I need to build up a queue that allows to smooth future output. I build T from observed paper numbers as proposed to the general editor. I don’t take into account that a proper estimation T needs to consider that the queue should—theoretically—have been flushed every week. This is a second downward bias of T.

4. The details of layering

In the previous section, I proposed to layer the papers by series only. Here I set out the actual algorithm for layering. Each paper in an issue will be scored. The score a string that contains 23 characters. There are four components of 5 numbers each, and three blanks to separate components for readability.

(1) The first component is the number of papers in the same series. I pad it by zeros to the left to get 5 numbers.

(2) The second component is the number of papers from the same archive, again padded by zeros to the left.
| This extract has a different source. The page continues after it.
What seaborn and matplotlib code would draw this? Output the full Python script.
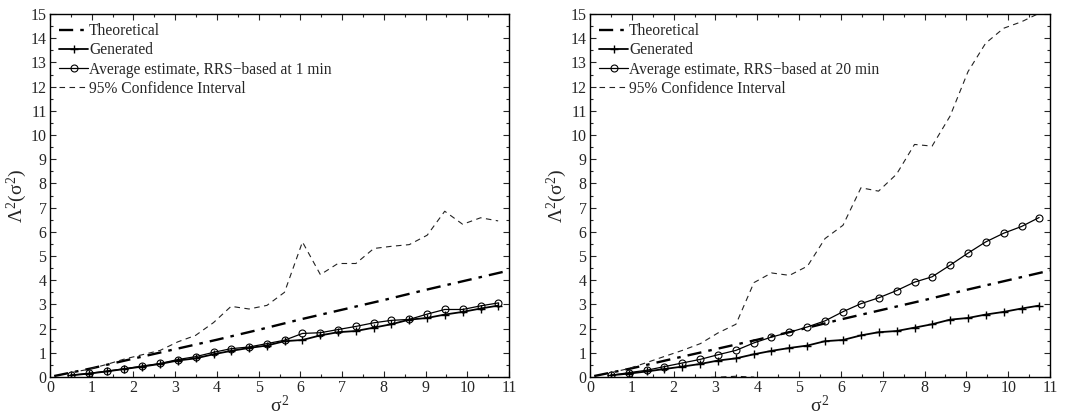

(3) The third component is the age. If there is no date on the paper, the age component is 99999. I want papers from earlier dates to appear later. An older paper can wait. It’s part of the strategy to punish non-timely publishers. Let’s take the date on the paper. Pad it with “-01” until we get a day. Then calculate the age of the paper by counting the number of days from today to the padded date. Pad to the left with zeros.

(4) Finally, for the fourth component, I prioritize well-described papers. I take the character length of the description of the paper. Take 99999 and subtract the character length.

When we sort by standard string comparison, this forms a unique ranking value of each paper that can be computed using the information in the collected data file only. This is the Yanabino score.

Implementation

The protocol has been running since 2016‒08‒07. I introduced the excess handling on 2016‒09‒20. The queue is public.